Premier League interim chief executive Richard Masters admits VAR is certain to cause "controversy" when the technology makes its English top-flight debut in the forthcoming season.
The video referee system will be used for the first time in the Premier League after its introduction was delayed for a year to allow time to develop the system.
VAR has been used in England in the FA Cup and League Cup, as well as in numerous other foreign leagues and tournaments including the Champions League.
It hasn't been a huge success, with complaints from managers and fans about the slowness of the system and mistakes made by the officials.
"I have no doubt it will create some controversy because it is about the big decisions but we are prepared for that," Masters said.
"We have spent two years working up to this point, and we were committed to doing it in our heads for two years.
"We have been training and testing and making sure when it happens, particularly on Saturday afternoons when we have got multiple matches going on, that we have a number of VARs trained. We feel that is done and we are ready to launch it."
Masters is adamant the Premier League have looked at ways to ensure VAR operates effectively, taking lessons from the initial use of the system elsewhere.
He hopes there will be fewer stoppages for referees to consult monitors than seen during other events such as the Champions League last season or the recent Women's World Cup.
"I think fans want to see those clear and obvious mistakes changed and put right," Masters said in China, where he has been attending the Premier League's pre-season Asia Trophy.
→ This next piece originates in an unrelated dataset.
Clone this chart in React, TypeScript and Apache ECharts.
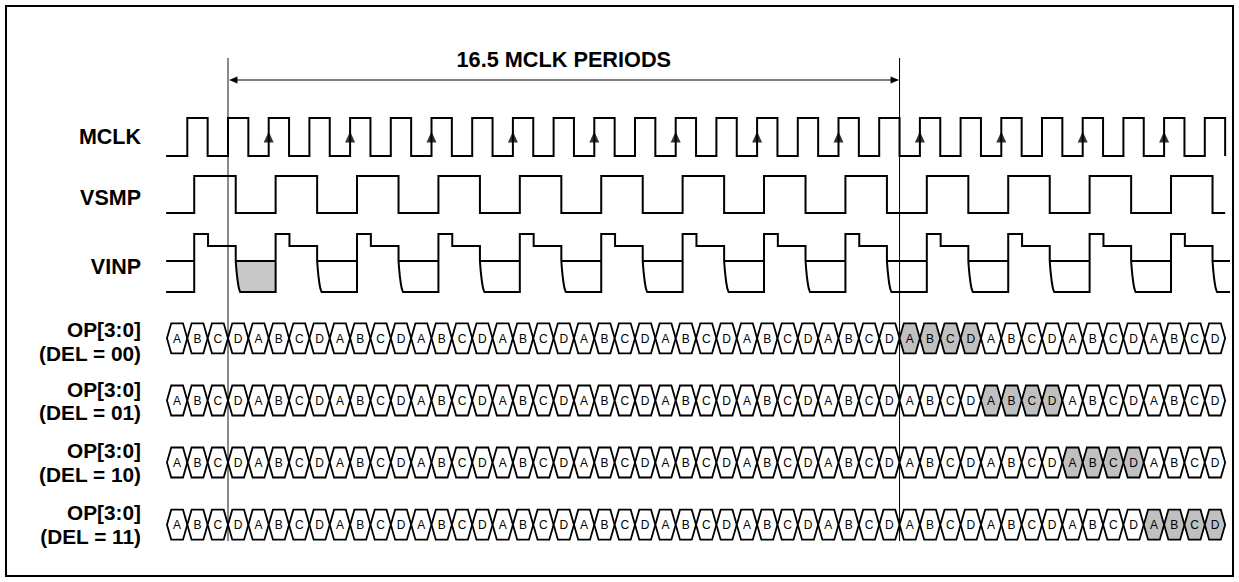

"But they don't want to see the Premier League or English football interrupted, or the pace of the game changed.
"I think the only difference you might see is the referees using the referee review area a bit more sparingly and relying more on the VAR for the more subjective decisions.
"But we are putting something new into the Premier League and if it needs to be refined or improved or tweaked we will look at it when the moment arises.
"We've got to let it happen first and keep an open mind about whether it is really working."